## start

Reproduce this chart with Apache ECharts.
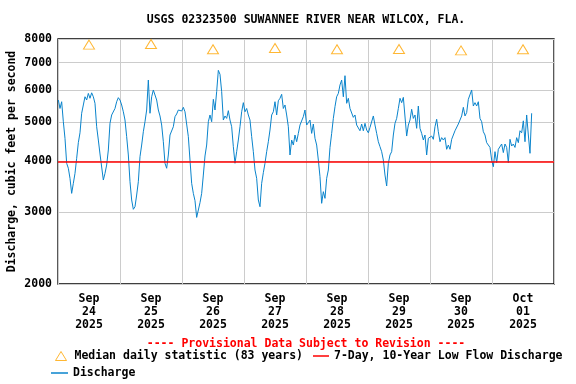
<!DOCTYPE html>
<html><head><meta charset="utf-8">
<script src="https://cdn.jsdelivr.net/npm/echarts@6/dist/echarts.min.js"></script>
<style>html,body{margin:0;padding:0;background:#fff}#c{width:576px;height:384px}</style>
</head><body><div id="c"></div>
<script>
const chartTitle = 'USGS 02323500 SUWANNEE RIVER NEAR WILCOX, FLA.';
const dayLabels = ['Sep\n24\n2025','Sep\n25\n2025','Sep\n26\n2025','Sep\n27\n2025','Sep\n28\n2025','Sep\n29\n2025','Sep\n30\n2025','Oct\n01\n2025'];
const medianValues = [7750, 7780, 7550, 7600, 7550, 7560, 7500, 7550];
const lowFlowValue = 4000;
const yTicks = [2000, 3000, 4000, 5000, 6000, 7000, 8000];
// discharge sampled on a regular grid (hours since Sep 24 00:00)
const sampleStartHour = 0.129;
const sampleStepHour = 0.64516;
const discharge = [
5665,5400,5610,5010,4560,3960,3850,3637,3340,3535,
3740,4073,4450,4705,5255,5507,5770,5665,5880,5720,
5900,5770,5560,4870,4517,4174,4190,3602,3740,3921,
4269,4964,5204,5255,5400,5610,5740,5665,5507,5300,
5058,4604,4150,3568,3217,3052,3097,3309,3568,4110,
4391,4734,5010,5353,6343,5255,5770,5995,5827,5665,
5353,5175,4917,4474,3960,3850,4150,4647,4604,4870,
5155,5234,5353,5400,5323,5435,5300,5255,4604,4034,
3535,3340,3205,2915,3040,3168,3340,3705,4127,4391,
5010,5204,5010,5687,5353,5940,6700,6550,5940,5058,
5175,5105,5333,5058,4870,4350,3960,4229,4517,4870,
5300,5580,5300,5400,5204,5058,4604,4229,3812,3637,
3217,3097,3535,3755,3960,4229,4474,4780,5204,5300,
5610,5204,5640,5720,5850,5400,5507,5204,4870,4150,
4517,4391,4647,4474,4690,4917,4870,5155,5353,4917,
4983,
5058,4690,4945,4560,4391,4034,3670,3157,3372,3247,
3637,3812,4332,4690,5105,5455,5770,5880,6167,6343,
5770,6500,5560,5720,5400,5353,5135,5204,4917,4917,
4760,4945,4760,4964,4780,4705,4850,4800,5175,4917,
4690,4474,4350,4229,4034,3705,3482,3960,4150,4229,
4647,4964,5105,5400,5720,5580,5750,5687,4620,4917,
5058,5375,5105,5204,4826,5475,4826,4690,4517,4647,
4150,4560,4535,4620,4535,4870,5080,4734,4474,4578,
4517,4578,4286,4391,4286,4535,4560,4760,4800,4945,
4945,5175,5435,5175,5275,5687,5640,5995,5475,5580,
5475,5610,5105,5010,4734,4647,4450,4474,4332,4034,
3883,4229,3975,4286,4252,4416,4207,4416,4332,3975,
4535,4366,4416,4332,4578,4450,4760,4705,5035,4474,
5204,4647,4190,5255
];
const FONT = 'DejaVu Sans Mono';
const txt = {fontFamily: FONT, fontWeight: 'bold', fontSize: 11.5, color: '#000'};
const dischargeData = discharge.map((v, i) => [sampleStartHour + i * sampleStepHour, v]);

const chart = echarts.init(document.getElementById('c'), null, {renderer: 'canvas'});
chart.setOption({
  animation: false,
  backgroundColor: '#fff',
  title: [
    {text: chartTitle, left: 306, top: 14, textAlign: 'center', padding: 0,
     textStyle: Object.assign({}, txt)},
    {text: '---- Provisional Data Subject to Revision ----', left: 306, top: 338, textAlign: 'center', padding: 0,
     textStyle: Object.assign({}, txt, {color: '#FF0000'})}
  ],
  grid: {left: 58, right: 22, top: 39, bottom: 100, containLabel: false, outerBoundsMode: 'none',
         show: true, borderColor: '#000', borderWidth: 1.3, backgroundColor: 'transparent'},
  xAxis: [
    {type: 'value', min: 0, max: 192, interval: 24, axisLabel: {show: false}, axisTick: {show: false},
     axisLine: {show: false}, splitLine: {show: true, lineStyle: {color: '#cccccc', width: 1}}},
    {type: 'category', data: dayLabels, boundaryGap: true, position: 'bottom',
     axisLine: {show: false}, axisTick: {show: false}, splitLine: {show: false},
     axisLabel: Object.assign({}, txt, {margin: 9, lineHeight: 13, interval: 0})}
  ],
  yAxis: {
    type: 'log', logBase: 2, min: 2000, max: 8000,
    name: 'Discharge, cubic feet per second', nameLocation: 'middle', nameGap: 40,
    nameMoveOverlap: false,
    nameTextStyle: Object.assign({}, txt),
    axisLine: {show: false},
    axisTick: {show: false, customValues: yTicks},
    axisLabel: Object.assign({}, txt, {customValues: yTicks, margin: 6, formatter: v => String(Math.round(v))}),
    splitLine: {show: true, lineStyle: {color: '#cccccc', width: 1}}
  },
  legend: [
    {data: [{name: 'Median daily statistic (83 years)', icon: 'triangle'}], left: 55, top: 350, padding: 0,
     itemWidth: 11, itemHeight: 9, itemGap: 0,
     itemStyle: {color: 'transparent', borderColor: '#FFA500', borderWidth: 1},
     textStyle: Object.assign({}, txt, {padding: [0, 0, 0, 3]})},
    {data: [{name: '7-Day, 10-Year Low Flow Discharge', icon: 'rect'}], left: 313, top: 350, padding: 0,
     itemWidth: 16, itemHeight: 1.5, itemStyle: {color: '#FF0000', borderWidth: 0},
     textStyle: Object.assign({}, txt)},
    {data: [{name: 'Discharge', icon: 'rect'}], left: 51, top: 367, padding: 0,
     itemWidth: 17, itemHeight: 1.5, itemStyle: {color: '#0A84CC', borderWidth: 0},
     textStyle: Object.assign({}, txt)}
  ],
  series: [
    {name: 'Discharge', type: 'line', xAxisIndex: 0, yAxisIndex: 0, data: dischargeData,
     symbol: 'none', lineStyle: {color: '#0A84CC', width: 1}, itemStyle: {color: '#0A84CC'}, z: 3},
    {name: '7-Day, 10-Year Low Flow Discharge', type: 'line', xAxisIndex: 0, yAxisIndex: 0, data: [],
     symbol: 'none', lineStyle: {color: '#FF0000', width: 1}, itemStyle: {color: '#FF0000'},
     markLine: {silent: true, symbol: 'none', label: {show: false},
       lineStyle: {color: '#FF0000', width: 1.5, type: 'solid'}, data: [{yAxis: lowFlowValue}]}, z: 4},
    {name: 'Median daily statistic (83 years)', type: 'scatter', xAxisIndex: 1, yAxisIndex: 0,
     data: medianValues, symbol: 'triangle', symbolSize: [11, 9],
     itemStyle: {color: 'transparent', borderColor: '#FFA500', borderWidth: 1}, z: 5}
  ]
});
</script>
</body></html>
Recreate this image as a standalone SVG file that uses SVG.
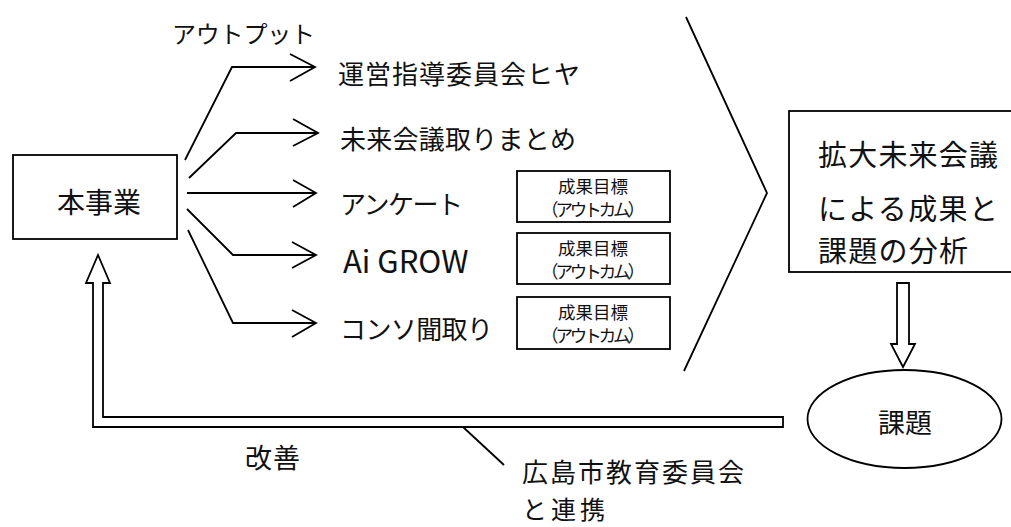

## end

Each entry shown above must be quoted exactly, with its pictures left out.

## Problem solution
Reproduce this chart with Apache ECharts.
<!DOCTYPE html>
<html><head><meta charset="utf-8">
<script src="https://cdn.jsdelivr.net/npm/echarts@6/dist/echarts.min.js"></script>
<style>html,body{margin:0;padding:0;background:#fff}#c{width:576px;height:384px}</style>
</head><body><div id="c"></div>
<script>
const chartTitle = 'USGS 02323500 SUWANNEE RIVER NEAR WILCOX, FLA.';
const dayLabels = ['Sep\n24\n2025','Sep\n25\n2025','Sep\n26\n2025','Sep\n27\n2025','Sep\n28\n2025','Sep\n29\n2025','Sep\n30\n2025','Oct\n01\n2025'];
const medianValues = [7750, 7780, 7550, 7600, 7550, 7560, 7500, 7550];
const lowFlowValue = 4000;
const yTicks = [2000, 3000, 4000, 5000, 6000, 7000, 8000];
// discharge sampled on a regular grid (hours since Sep 24 00:00)
const sampleStartHour = 0.129;
const sampleStepHour = 0.64516;
const discharge = [
5665,5400,5610,5010,4560,3960,3850,3637,3340,3535,
3740,4073,4450,4705,5255,5507,5770,5665,5880,5720,
5900,5770,5560,4870,4517,4174,4190,3602,3740,3921,
4269,4964,5204,5255,5400,5610,5740,5665,5507,5300,
5058,4604,4150,3568,3217,3052,3097,3309,3568,4110,
4391,4734,5010,5353,6343,5255,5770,5995,5827,5665,
5353,5175,4917,4474,3960,3850,4150,4647,4604,4870,
5155,5234,5353,5400,5323,5435,5300,5255,4604,4034,
3535,3340,3205,2915,3040,3168,3340,3705,4127,4391,
5010,5204,5010,5687,5353,5940,6700,6550,5940,5058,
5175,5105,5333,5058,4870,4350,3960,4229,4517,4870,
5300,5580,5300,5400,5204,5058,4604,4229,3812,3637,
3217,3097,3535,3755,3960,4229,4474,4780,5204,5300,
5610,5204,5640,5720,5850,5400,5507,5204,4870,4150,
4517,4391,4647,4474,4690,4917,4870,5155,5353,4917,
4983,
5058,4690,4945,4560,4391,4034,3670,3157,3372,3247,
3637,3812,4332,4690,5105,5455,5770,5880,6167,6343,
5770,6500,5560,5720,5400,5353,5135,5204,4917,4917,
4760,4945,4760,4964,4780,4705,4850,4800,5175,4917,
4690,4474,4350,4229,4034,3705,3482,3960,4150,4229,
4647,4964,5105,5400,5720,5580,5750,5687,4620,4917,
5058,5375,5105,5204,4826,5475,4826,4690,4517,4647,
4150,4560,4535,4620,4535,4870,5080,4734,4474,4578,
4517,4578,4286,4391,4286,4535,4560,4760,4800,4945,
4945,5175,5435,5175,5275,5687,5640,5995,5475,5580,
5475,5610,5105,5010,4734,4647,4450,4474,4332,4034,
3883,4229,3975,4286,4252,4416,4207,4416,4332,3975,
4535,4366,4416,4332,4578,4450,4760,4705,5035,4474,
5204,4647,4190,5255
];
const FONT = 'DejaVu Sans Mono';
const txt = {fontFamily: FONT, fontWeight: 'bold', fontSize: 11.5, color: '#000'};
const dischargeData = discharge.map((v, i) => [sampleStartHour + i * sampleStepHour, v]);

const chart = echarts.init(document.getElementById('c'), null, {renderer: 'canvas'});
chart.setOption({
  animation: false,
  backgroundColor: '#fff',
  title: [
    {text: chartTitle, left: 306, top: 14, textAlign: 'center', padding: 0,
     textStyle: Object.assign({}, txt)},
    {text: '---- Provisional Data Subject to Revision ----', left: 306, top: 338, textAlign: 'center', padding: 0,
     textStyle: Object.assign({}, txt, {color: '#FF0000'})}
  ],
  grid: {left: 58, right: 22, top: 39, bottom: 100, containLabel: false, outerBoundsMode: 'none',
         show: true, borderColor: '#000', borderWidth: 1.3, backgroundColor: 'transparent'},
  xAxis: [
    {type: 'value', min: 0, max: 192, interval: 24, axisLabel: {show: false}, axisTick: {show: false},
     axisLine: {show: false}, splitLine: {show: true, lineStyle: {color: '#cccccc', width: 1}}},
    {type: 'category', data: dayLabels, boundaryGap: true, position: 'bottom',
     axisLine: {show: false}, axisTick: {show: false}, splitLine: {show: false},
     axisLabel: Object.assign({}, txt, {margin: 9, lineHeight: 13, interval: 0})}
  ],
  yAxis: {
    type: 'log', logBase: 2, min: 2000, max: 8000,
    name: 'Discharge, cubic feet per second', nameLocation: 'middle', nameGap: 40,
    nameMoveOverlap: false,
    nameTextStyle: Object.assign({}, txt),
    axisLine: {show: false},
    axisTick: {show: false, customValues: yTicks},
    axisLabel: Object.assign({}, txt, {customValues: yTicks, margin: 6, formatter: v => String(Math.round(v))}),
    splitLine: {show: true, lineStyle: {color: '#cccccc', width: 1}}
  },
  legend: [
    {data: [{name: 'Median daily statistic (83 years)', icon: 'triangle'}], left: 55, top: 350, padding: 0,
     itemWidth: 11, itemHeight: 9, itemGap: 0,
     itemStyle: {color: 'transparent', borderColor: '#FFA500', borderWidth: 1},
     textStyle: Object.assign({}, txt, {padding: [0, 0, 0, 3]})},
    {data: [{name: '7-Day, 10-Year Low Flow Discharge', icon: 'rect'}], left: 313, top: 350, padding: 0,
     itemWidth: 16, itemHeight: 1.5, itemStyle: {color: '#FF0000', borderWidth: 0},
     textStyle: Object.assign({}, txt)},
    {data: [{name: 'Discharge', icon: 'rect'}], left: 51, top: 367, padding: 0,
     itemWidth: 17, itemHeight: 1.5, itemStyle: {color: '#0A84CC', borderWidth: 0},
     textStyle: Object.assign({}, txt)}
  ],
  series: [
    {name: 'Discharge', type: 'line', xAxisIndex: 0, yAxisIndex: 0, data: dischargeData,
     symbol: 'none', lineStyle: {color: '#0A84CC', width: 1}, itemStyle: {color: '#0A84CC'}, z: 3},
    {name: '7-Day, 10-Year Low Flow Discharge', type: 'line', xAxisIndex: 0, yAxisIndex: 0, data: [],
     symbol: 'none', lineStyle: {color: '#FF0000', width: 1}, itemStyle: {color: '#FF0000'},
     markLine: {silent: true, symbol: 'none', label: {show: false},
       lineStyle: {color: '#FF0000', width: 1.5, type: 'solid'}, data: [{yAxis: lowFlowValue}]}, z: 4},
    {name: 'Median daily statistic (83 years)', type: 'scatter', xAxisIndex: 1, yAxisIndex: 0,
     data: medianValues, symbol: 'triangle', symbolSize: [11, 9],
     itemStyle: {color: 'transparent', borderColor: '#FFA500', borderWidth: 1}, z: 5}
  ]
});
</script>
</body></html>
Recreate this image as a standalone SVG file that uses SVG.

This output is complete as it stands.